Patrick Chen, president of the Asian American Club Association, stated, “In the 13-21 age range, your ideas are unfortunately set in place a lot of times. Their ideas are hard to change after that. Knowing this, I think it’s a worthy cause to try to push the young people’s boundaries in any way possible; even if it’s something as trivial as eating a samosa to going on exploring a new country.” 

Taqwa Arif, president of the MSA club, said, “A person’s culture is their very own special story. It’s a part of themselves that can never be completely torn from them, even if they may be disconnected from it geographically within their environment, or if there are some elements of it that they resonate with more than others. Your culture will always be like your own home. Your roots, and you will always return to it.”

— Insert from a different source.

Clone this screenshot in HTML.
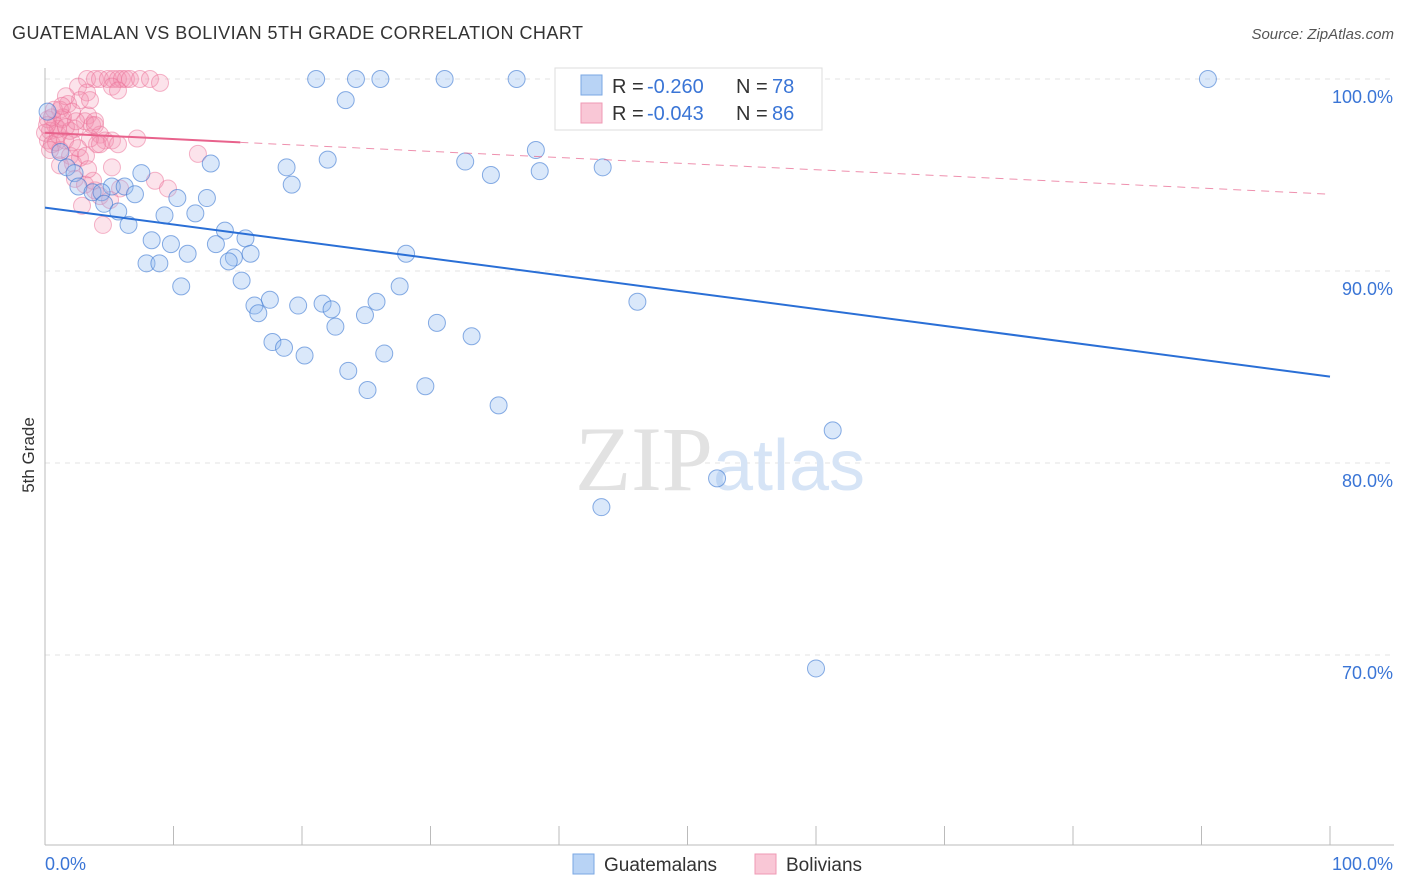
<!DOCTYPE html>
<html><head><meta charset="utf-8">
<style>
body{margin:0;background:#fff;font-family:"Liberation Sans",sans-serif;}
svg{display:block}
</style></head>
<body>
<svg id="chart" width="1406" height="892">
<text x="12" y="39" font-size="18" fill="#333" textLength="571">GUATEMALAN VS BOLIVIAN 5TH GRADE CORRELATION CHART</text>
<text x="1394" y="39" font-size="15" fill="#555" font-style="italic" text-anchor="end">Source: ZipAtlas.com</text>
<text x="34" y="455" font-size="17" fill="#333" text-anchor="middle" transform="rotate(-90 34 455)">5th Grade</text>
<g id="grid"></g>
<text x="720" y="490" font-size="92" fill="#e2e2e2" text-anchor="middle" font-family="Liberation Serif, serif">ZIP<tspan fill="#d6e4f6" font-family="Liberation Sans, sans-serif" font-size="72">atlas</tspan></text>
<g id="pts"></g>
<g id="lines"></g>
<g>
<rect x="555" y="68" width="267" height="62" fill="#fff" stroke="#ddd"/>
<rect x="581" y="75" width="21" height="20" fill="#b8d3f5" stroke="#7aa7e3"/>
<text x="612" y="93" font-size="20" fill="#333">R =</text>
<text x="647" y="93" font-size="20" fill="#3a75d6">-0.260</text>
<text x="736" y="93" font-size="20" fill="#333">N =</text>
<text x="772" y="93" font-size="20" fill="#3a75d6">78</text>
<rect x="581" y="103" width="21" height="20" fill="#f9c7d6" stroke="#ef9ab4"/>
<text x="612" y="120" font-size="20" fill="#333">R =</text>
<text x="647" y="120" font-size="20" fill="#3a75d6">-0.043</text>
<text x="736" y="120" font-size="20" fill="#333">N =</text>
<text x="772" y="120" font-size="20" fill="#3a75d6">86</text>
</g>
<g>
<rect x="573" y="854" width="21" height="20" fill="#b8d3f5" stroke="#7aa7e3"/>
<text x="604" y="871" font-size="19" fill="#333">Guatemalans</text>
<rect x="755" y="854" width="21" height="20" fill="#f9c7d6" stroke="#ef9ab4"/>
<text x="786" y="871" font-size="19" fill="#333">Bolivians</text>
</g>
</svg>
<script>
const yTicks=[100,90,80,70];
const xTickLabels=["0.0%","100.0%"];
const blueX=[21.1,24.2,26.1,31.1,36.7,58.6,90.5,23.4,0.2,38.2,22.0,32.7,12.9,18.8,43.4,38.5,34.7,1.2,1.7,2.3,7.5,19.2,2.6,5.2,6.2,3.7,4.4,7.0,10.3,12.6,4.6,5.7,9.3,11.7,6.5,14.0,15.6,8.3,9.8,13.3,11.1,16.0,28.1,14.7,14.3,7.9,8.9,15.3,10.6,27.6,17.5,16.3,19.7,21.6,25.8,46.1,22.3,16.6,24.9,30.5,22.6,33.2,17.7,18.6,20.2,26.4,23.6,29.6,25.1,35.3,61.3,52.3,43.3,60.0];
const blueY=[100,100,100,100,100,100,100,98.9,98.3,96.3,95.8,95.7,95.6,95.4,95.4,95.2,95.0,96.2,95.4,95.1,95.1,94.5,94.4,94.4,94.4,94.1,94.1,94.0,93.8,93.8,93.5,93.1,92.9,93.0,92.4,92.1,91.7,91.6,91.4,91.4,90.9,90.9,90.9,90.7,90.5,90.4,90.4,89.5,89.2,89.2,88.5,88.2,88.2,88.3,88.4,88.4,88.0,87.8,87.7,87.3,87.1,86.6,86.3,86.0,85.6,85.7,84.8,84.0,83.8,83.0,81.7,79.2,77.7,69.3];
const pinkX=[3.27,3.89,4.28,4.90,5.29,5.68,5.99,6.30,6.61,7.39,8.17,8.95,2.57,3.27,5.21,5.68,2.72,1.79,1.17,2.10,3.35,1.32,0.78,0.39,0.23,0.54,1.17,1.95,2.72,3.66,4.28,4.67,5.21,4.05,7.16,1.56,1.01,2.33,3.11,3.89,1.63,3.50,11.9,8.56,9.57,5.21,2.18,1.17,2.33,3.11,3.89,4.28,2.88,4.51,5.84,1.01,0.23,0.54,1.40,1.95,0,0.16,0.86,2.10,3.50,4.28,2.57,3.19,1.63,2.41,0.70,1.32,3.74,5.06,0.39,3.35,3.89,5.68];
const pinkY=[100,100,100,100,100,100,100,100,100,100,100,99.8,99.6,99.3,99.6,99.4,98.9,98.7,98.4,98.3,98.1,97.9,97.6,97.3,96.8,96.6,96.3,96.0,95.9,97.6,97.1,96.8,96.8,96.6,96.9,96.8,97.1,97.4,97.8,97.8,99.1,98.9,96.1,94.7,94.3,95.4,95.6,95.5,94.8,94.5,94.2,93.9,93.4,92.4,94.3,97.4,97.9,98.0,98.0,97.3,97.2,97.6,96.7,96.7,96.9,96.6,96.4,96.0,97.5,97.8,98.4,98.6,94.7,93.7,96.3,95.3,97.6,96.6];
const blueTrend=[[0,93.3],[100,84.5]];
const pinkTrend=[[0,97.2],[15.2,96.7],[100,94.0]];
const X=v=>45+v*12.85, Y=v=>79+(100-v)*19.2;
const NS="http://www.w3.org/2000/svg";
function mk(t,a,p){const e=document.createElementNS(NS,t);for(const k in a)e.setAttribute(k,a[k]);p.appendChild(e);return e;}
const grid=document.getElementById('grid');
yTicks.forEach(t=>{
 const l=mk('line',{x1:45,x2:1394,y1:Y(t),y2:Y(t),stroke:'#e3e3e3','stroke-dasharray':'5,5'},grid);
 
 
 const tx=mk('text',{x:1393,y:Y(t)+24,'font-size':18,fill:'#3a75d6','text-anchor':'end'},grid);
 tx.textContent=t.toFixed(1)+'%';
 
 
});
const ax=mk('line',{x1:45,x2:45,y1:68,y2:845,stroke:'#bbb'},grid);


const bx=mk('line',{x1:45,x2:1394,y1:845,y2:845,stroke:'#bbb'},grid);


for(let i=0;i<=10;i++){const t=mk('line',{x1:X(i*10),x2:X(i*10),y1:826,y2:845,stroke:'#bbb'},grid);
 
 }
xTickLabels.forEach((s,i)=>{const t=mk('text',{x:i?1393:45,y:870,'font-size':18,fill:'#3a75d6','text-anchor':i?'end':'start'},grid);t.textContent=s;
 
 });
const pts=document.getElementById('pts');
pinkX.forEach((x,i)=>{const c=mk('circle',{cx:X(x),cy:Y(pinkY[i]),r:8.5,fill:'rgba(244,143,177,0.25)',stroke:'rgba(236,110,150,0.5)','stroke-width':1},pts);
 
 });
blueX.forEach((x,i)=>{const c=mk('circle',{cx:X(x),cy:Y(blueY[i]),r:8.5,fill:'rgba(150,190,240,0.35)',stroke:'rgba(60,120,210,0.6)','stroke-width':1},pts);
 
 });
const lines=document.getElementById('lines');
const b=mk('line',{x1:X(blueTrend[0][0]),y1:Y(blueTrend[0][1]),x2:X(blueTrend[1][0]),y2:Y(blueTrend[1][1]),stroke:'#2a6fd6','stroke-width':2},lines);


const p1=mk('line',{x1:X(pinkTrend[0][0]),y1:Y(pinkTrend[0][1]),x2:X(pinkTrend[1][0]),y2:Y(pinkTrend[1][1]),stroke:'#e8628c','stroke-width':2},lines);


const p2=mk('line',{x1:X(pinkTrend[1][0]),y1:Y(pinkTrend[1][1]),x2:X(pinkTrend[2][0]),y2:Y(pinkTrend[2][1]),stroke:'#e8628c','stroke-width':1,'stroke-dasharray':'8,6',opacity:0.7},lines);


</script>
</body></html>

Riya Patel, president of the Indian Heritage club, says, “I think it’s important for young people to be connected in some way shape or form to their culture because to me. It’s the history of your ancestors and I think traditions and history should be shared and passed down.”

Aiden Owens, president of Afro-American club, says, “Sharing culture allows people to understand one and another and provide information on backgrounds to better understand where each of us came from.”

Many more people attended this event than the last, which allowed for the event to move into the auxiliary gym for more space. Though there was a bit of chaos in the preparation, everyone was able to leave satisfied and full.

“Each food day brings its own chaos in both planning and during the event as we manage having enough room to get everyone seated, properly labeling dishes with premade labels containing dish names, countries, and allergies/dietary information during set-up, and we always inevitably run out of plates halfway until we miraculously find more” said Arif.

“Events such as the food day, help to dispel a lot of misunderstanding, stereotypes, racism, etc. towards different cultures. Unique moment for the school to come together on unique and different events” said Chen.

“I’m so pleased with how this food day went, and I believe it was our most successful and largest one yet. This was the 3rd multicultural food day hosted by the MSA” said Arif.

“My club made a little bit too much, but I am glad everyone was able to have some. I loved when people came back for seconds and genuinely loved the food” said Patel.

“It allows people to keep their culture and grow with it in order to pass it on to a future generation. I think the whole event was a success. I think we should do this once or twice every school year to really bring people together” said Owens.